A section of young heap of a process, which is used as temporary storage and return stack by a process. A new process creates a stack which has zero size and begins at the heap_end. Stack grows back (decrementing memory address) until it meets heap write position (heap_top). Then heap is considered full and garbage collection will trigger.

Data on stack is grouped into Stack Frames.

Stack Frame

Functions can create a stack frame by pushing a CP value and reserving several extra words on stack. Sometimes, when code throws an exception, VM scans the stack to build a stacktrace and uses these CP values as markers.

Each frame corresponds to a function call. A frame always begins with a CP value which marks a return address can be used to find a frame boundary. Rest of the frame is used to store any temporary variables and register values between the calls.

Term

A term is any value in Erlang. Internally a term is a Word with few least-significant bits reserved (2 to 6 bits depending on the value) which define its type. Remaining bits either contain the value itself (for immediate values) or a pointer to data on heap (box values).

Terminating a Process

An exit or kill signal is sent to a process which works similar to an exception. If process was able to catch an exit signal (trap_exit), then nothing else happens.

Process that is going to die will free its memory, trigger all monitors and links, leave the process queue and get unregistered from the process registry.

THE_NON_VALUE

Internal value used by emulator, you will never be able to see it from Erlang. It marks exception or special type of return value from BIF functions, also it used to mark memory during garbage collection.

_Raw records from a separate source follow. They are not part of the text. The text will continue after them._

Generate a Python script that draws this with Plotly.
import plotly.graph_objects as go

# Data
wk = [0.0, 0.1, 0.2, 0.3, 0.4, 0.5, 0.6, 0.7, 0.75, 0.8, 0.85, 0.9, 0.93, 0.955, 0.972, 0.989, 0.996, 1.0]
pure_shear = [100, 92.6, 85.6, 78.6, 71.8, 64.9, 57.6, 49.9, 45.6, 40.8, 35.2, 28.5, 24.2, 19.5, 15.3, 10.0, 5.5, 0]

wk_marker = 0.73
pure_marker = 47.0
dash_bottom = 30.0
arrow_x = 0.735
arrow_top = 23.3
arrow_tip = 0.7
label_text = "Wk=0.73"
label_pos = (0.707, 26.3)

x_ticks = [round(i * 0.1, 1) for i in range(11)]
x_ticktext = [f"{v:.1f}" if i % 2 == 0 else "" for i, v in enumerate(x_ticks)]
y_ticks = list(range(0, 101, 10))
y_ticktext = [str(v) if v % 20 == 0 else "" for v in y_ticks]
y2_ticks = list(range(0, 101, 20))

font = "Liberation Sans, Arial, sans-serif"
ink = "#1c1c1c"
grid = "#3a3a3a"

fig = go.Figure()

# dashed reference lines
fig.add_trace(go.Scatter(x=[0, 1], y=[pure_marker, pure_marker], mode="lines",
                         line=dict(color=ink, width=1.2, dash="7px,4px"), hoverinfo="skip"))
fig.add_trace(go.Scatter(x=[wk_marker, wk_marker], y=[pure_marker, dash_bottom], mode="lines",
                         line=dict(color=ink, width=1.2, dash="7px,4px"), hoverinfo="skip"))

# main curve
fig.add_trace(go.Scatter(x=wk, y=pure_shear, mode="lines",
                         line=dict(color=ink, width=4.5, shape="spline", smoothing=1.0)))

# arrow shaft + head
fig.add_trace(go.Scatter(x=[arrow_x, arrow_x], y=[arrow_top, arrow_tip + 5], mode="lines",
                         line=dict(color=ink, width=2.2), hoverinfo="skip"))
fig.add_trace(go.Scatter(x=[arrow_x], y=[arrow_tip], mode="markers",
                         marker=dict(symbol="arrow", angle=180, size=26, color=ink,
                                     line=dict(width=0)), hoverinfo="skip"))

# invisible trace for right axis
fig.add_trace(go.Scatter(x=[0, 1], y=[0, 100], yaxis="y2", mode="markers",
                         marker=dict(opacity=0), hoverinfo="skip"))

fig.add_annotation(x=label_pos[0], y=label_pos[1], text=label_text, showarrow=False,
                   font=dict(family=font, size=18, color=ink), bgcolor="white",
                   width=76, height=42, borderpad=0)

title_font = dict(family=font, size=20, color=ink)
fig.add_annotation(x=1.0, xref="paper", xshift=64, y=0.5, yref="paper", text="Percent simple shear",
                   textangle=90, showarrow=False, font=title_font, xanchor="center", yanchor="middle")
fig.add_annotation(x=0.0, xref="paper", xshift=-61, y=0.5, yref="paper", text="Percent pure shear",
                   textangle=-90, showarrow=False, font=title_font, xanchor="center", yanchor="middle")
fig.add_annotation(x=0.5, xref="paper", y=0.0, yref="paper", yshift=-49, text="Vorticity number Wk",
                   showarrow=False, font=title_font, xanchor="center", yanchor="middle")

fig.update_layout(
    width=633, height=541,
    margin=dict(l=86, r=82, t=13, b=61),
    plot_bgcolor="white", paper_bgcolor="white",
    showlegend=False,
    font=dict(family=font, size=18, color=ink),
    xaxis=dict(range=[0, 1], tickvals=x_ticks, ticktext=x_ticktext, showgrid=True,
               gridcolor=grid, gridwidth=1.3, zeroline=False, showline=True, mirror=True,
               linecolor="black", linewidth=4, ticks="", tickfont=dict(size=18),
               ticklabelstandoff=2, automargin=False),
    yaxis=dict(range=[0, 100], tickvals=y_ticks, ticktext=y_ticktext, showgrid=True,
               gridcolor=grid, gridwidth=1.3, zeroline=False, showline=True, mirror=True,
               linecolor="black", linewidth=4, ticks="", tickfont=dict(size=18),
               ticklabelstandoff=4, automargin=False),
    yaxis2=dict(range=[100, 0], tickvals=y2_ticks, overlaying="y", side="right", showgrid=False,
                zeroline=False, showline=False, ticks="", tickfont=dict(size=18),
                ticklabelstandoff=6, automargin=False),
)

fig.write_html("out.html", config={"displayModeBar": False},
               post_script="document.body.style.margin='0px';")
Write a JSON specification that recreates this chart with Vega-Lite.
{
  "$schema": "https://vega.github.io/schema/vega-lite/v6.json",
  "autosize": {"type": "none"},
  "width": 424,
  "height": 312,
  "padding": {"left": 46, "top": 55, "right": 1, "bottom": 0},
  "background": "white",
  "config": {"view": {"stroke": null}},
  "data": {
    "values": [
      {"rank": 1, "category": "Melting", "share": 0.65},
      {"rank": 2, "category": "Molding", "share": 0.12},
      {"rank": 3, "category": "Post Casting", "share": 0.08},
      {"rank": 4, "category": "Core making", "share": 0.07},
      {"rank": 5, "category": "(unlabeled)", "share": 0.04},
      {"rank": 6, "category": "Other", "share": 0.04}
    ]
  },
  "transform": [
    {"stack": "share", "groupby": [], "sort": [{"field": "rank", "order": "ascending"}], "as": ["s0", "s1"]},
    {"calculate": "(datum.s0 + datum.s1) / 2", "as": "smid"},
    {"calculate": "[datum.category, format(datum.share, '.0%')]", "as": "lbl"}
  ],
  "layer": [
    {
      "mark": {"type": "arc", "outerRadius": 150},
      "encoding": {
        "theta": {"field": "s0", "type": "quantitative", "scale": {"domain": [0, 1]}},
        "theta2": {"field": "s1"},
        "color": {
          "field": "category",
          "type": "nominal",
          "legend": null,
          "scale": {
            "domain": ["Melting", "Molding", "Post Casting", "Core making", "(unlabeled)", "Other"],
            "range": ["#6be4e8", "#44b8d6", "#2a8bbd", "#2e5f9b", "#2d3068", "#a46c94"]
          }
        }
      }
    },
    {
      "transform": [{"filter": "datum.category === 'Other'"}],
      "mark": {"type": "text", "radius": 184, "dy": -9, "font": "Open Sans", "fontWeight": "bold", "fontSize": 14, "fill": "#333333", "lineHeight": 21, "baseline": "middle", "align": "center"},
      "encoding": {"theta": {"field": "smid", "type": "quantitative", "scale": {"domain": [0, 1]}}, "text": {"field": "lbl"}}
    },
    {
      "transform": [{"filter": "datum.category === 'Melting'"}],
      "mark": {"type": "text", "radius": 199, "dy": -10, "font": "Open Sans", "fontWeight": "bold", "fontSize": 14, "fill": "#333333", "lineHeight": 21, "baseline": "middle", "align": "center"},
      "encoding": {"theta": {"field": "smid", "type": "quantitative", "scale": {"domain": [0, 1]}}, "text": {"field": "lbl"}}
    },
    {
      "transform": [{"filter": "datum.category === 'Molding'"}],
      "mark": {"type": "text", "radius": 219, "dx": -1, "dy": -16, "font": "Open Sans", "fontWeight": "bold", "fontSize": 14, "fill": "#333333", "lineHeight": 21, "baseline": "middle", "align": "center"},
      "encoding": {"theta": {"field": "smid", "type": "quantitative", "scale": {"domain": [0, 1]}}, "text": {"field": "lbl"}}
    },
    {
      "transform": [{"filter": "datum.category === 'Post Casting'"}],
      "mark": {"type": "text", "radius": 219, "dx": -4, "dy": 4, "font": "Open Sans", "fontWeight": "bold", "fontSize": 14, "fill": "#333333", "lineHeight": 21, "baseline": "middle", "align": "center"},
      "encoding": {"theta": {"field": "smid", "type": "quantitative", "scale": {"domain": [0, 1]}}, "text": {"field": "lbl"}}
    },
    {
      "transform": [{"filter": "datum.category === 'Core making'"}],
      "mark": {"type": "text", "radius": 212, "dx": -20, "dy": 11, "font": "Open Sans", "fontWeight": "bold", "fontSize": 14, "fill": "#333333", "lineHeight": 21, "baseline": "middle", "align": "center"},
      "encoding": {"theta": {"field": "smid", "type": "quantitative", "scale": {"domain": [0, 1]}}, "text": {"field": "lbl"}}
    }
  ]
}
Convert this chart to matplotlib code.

Depending on whether DEBUG macro is set and HiPE is enabled, THE_NON_VALUE takes value of primary float header (6 least-significant bits are 0110-00) with remaining bits set to either all 0 or all 1. Or it is all zero-bits Word (marking a zero arity tuple on Heap), which never can appear in a register, thus marking it useful to be the special return value.

Word

Machine-dependent register-sized unsigned integer. This will have width of 32 bits on 32-bit architecture, and 64 on a 64-bit architecture. In BEAM source code Word can be unsigned (UWord) or signed (SWord).